International (Dis)Order
When Mikhail Gorbachev, the last leader of the Soviet Union, called for a new world order in 1988, it seemed that the institutions and agreements built to ensure a more stable, open and economically integrated world after World War II might finally gain universal acceptance. Just a few decades later, what scholars call the liberal, rules-based international order and its underlying norms — including free trade, the inviolability of territorial borders and multilateral dispute settlement — is showing signs of stress. Hopes that Russia and China in particular would adopt Western views on matters such as human rights and the rule of law proved misplaced. Yet the greatest threat to a system that some argue has produced the most peaceful and prosperous period in history comes from the growing isolationism and nationalism in its traditional champions, the U.S. and Europe.
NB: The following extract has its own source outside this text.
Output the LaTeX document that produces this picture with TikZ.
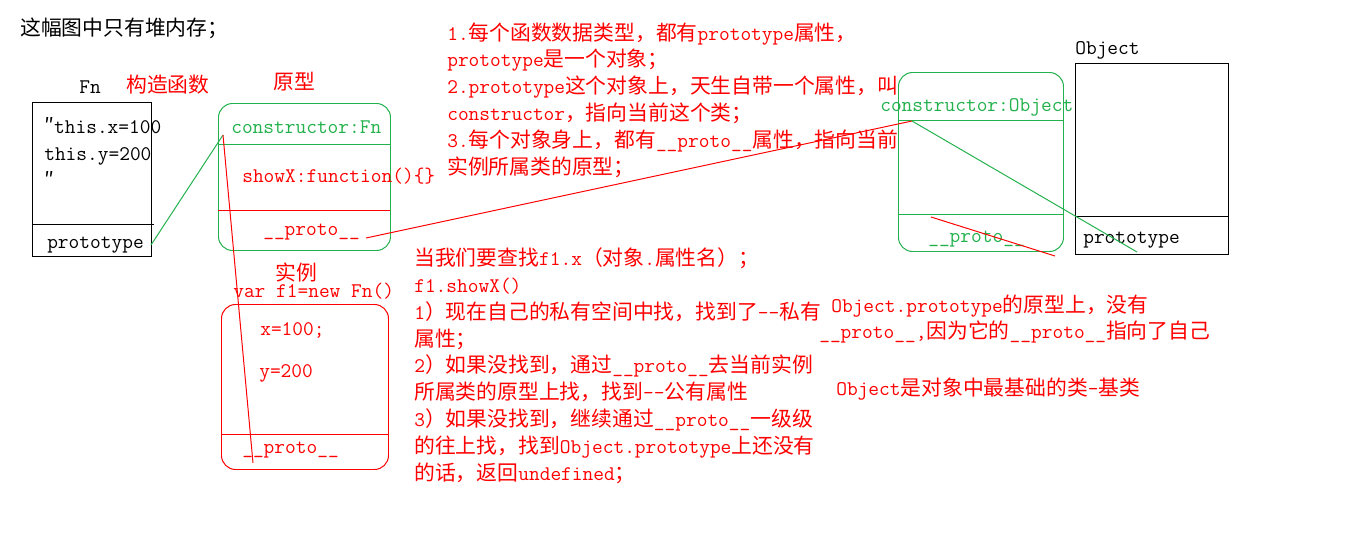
\documentclass[tikz,border=0pt]{standalone}
\usepackage{fontspec}
\newfontfamily\cjk{Noto Sans CJK SC}
\usetikzlibrary{positioning}
\definecolor{jsred}{RGB}{255,0,0}
\definecolor{jsgreen}{RGB}{34,177,76}
\newlength\px
\setlength\px{0.025cm}
\newcommand\zh[1]{{\cjk #1}}
\newcommand\uproto{\_\_proto\_\_}
\tikzset{
  lbl/.style={font=\fontsize{14.8pt}{19.05pt}\selectfont\ttfamily, inner sep=0pt, anchor=base west},
  redlbl/.style={lbl, text=jsred},
  greenlbl/.style={lbl, text=jsgreen},
  note/.style={redlbl, align=left},
  plainbox/.style={draw, line width=0.7pt, inner sep=0pt, anchor=north west},
  protobox/.style={plainbox, draw=jsgreen, rounded corners=10pt},
  instbox/.style={plainbox, draw=jsred, rounded corners=10pt},
  redln/.style={jsred, line width=0.7pt},
  greenln/.style={jsgreen, line width=0.7pt},
}

\begin{document}
\begin{tikzpicture}[x=0.025cm, y=-0.025cm]
\fill[white] (0,0) rectangle (1360,540);
\useasboundingbox (0,0) rectangle (1360,540);

% heading
\node[lbl] (title) at (20,35) {\zh{这幅图中只有堆内存；}};

% constructor Fn (multi-line nodes sit on their last baseline)
\node[lbl] (fnname) at (79,93) {Fn};
\node[redlbl] (fnnote) at (126,92) {\zh{构造函数}};
\node[plainbox, minimum width=119\px, minimum height=154\px] (fnbox) at (32,102) {};
\draw[line width=0.7pt] (32,224) -- (154,224);
\node[lbl, align=left] (fnbody) at (44,187) {\zh{″}this.x=100\\this.y=200\\\zh{″}};
\node[lbl] (fnproto) at (47,248) {prototype};

% prototype of Fn
\node[redlbl] (pnote) at (273,89) {\zh{原型}};
\node[protobox, minimum width=172\px, minimum height=147\px] (pbox) at (218,103) {};
\draw[greenln] (218,144) -- (390,144);
\draw[redln] (218,210) -- (390,210);
\node[greenlbl] (pctortxt) at (231,133) {constructor:Fn};
\node[redlbl] (pshow) at (242,182) {showX:function()\{\}};
\node[redlbl] (pprototxt) at (263,235) {\uproto};

% instance f1
\node[redlbl] (inote) at (275,280) {\zh{实例}};
\node[redlbl] (inew) at (233,297) {var f1=new Fn()};
\node[instbox, minimum width=167\px, minimum height=165\px] (ibox) at (221,304) {};
\draw[redln] (221,434) -- (388,434);
\node[redlbl] (ix) at (260,335) {x=100;};
\node[redlbl] (iy) at (259,377) {y=200};
\node[redlbl] (iprototxt) at (242,453) {\uproto};

% Object.prototype
\node[protobox, minimum width=165\px, minimum height=179\px] (opbox) at (898,72) {};
\draw[greenln] (898,120) -- (1063,120);
\draw[greenln] (898,214) -- (1063,214);
\node[greenlbl] (opctortxt) at (880,111) {constructor:Object};
\node[greenlbl] (opprototxt) at (928,242) {\uproto};

% Object
\node[lbl] (objname) at (1075,54) {Object};
\node[plainbox, minimum width=153\px, minimum height=191\px] (objbox) at (1075,63) {};
\draw[line width=0.7pt] (1075,216) -- (1229,216);
\node[lbl] (objproto) at (1083,243) {prototype};

% notes
\begin{scope}
\clip (440,0) rectangle (901,200);
\node[note] (rules) at (447,174) {1.\zh{每个函数数据类型，都有}prototype\zh{属性，}\\
prototype\zh{是一个对象；}\\
2.prototype\zh{这个对象上，天生自带一个属性，叫}\\
constructor\zh{，指向当前这个类；}\\
3.\zh{每个对象身上，都有}\uproto\zh{属性，指向当前}\\
\zh{实例所属类的原型；}};
\end{scope}

\node[note] (lookup) at (414,480) {\zh{当我们要查找}f1.x\zh{（对象}.\zh{属性名）；}\\
f1.showX()\\
1\zh{）现在自己的私有空间中找，找到了}-{}-\zh{私有}\\
\zh{属性；}\\
2\zh{）如果没找到，通过}\uproto\zh{去当前实例}\\
\zh{所属类的原型上找，找到}-{}-\zh{公有属性}\\
3\zh{）如果没找到，继续通过}\uproto\zh{一级级}\\
\zh{的往上找，找到}Object.prototype\zh{上还没有}\\
\zh{的话，返回}undefined\zh{；}};

\node[redlbl] (objnoteA) at (831,312) {Object.prototype\zh{的原型上，没有}};
\node[redlbl] (objnoteB) at (819,338) {\uproto,\zh{因为它的}\uproto\zh{指向了自己}};
\node[redlbl] (objnoteC) at (836,395) {Object\zh{是对象中最基础的类}-\zh{基类}};

% pointers
\coordinate (fnptr) at (151,245);
\coordinate (pctor) at (223,135);
\coordinate (iproto) at (253,463);
\coordinate (pproto) at (366,238);
\coordinate (opctor) at (912,121);
\coordinate (objptr) at (1137,252);
\coordinate (strikeA) at (931,217);
\coordinate (strikeB) at (1055,256);

\draw[greenln] (fnptr) -- (pctor);
\draw[redln] (iproto) -- (pctor);
\draw[redln] (pproto) -- (opctor);
\draw[greenln] (opctor) -- (objptr);
\draw[redln] (strikeA) -- (strikeB);

\end{tikzpicture}
\end{document}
U.S. President Donald Trump, channeling popular discontent over the perceived failures of globalization to deliver widespread prosperity, has launched a protectionist trade war, withdrawn from a global agreement limiting Iran’s nuclear program, vowed to pull the U.S. out of the Paris plan to mitigate global warming and questioned the value of the North Atlantic Treaty Organization. Trump says his administration rejects “the ideology of globalism.” In the years before he took office, Russia and China had been pushing back against some aspects of the arrangements, such as the United Nations’s 2005 pledge to protect people at risk of genocide, which they condemned as intrusions on national sovereignty. Under President Vladimir Putin, Russia flouted a basic rule of international order by annexing Crimea from Ukraine in 2014. It has opposed expansion of NATO, the European Union and other alliances that developed as U.S.-backed pillars of the system, which Russia sees as hostile to its goal of reasserting its influence in the former Soviet bloc and beyond. China has embraced components of the global system and introduced new ones of its own, such as the Asian Infrastructure Investment Bank. But it also makes exceptions for itself, such as when it rejected an international tribunal’s ruling against its territorial claims in the South China Sea in 2016.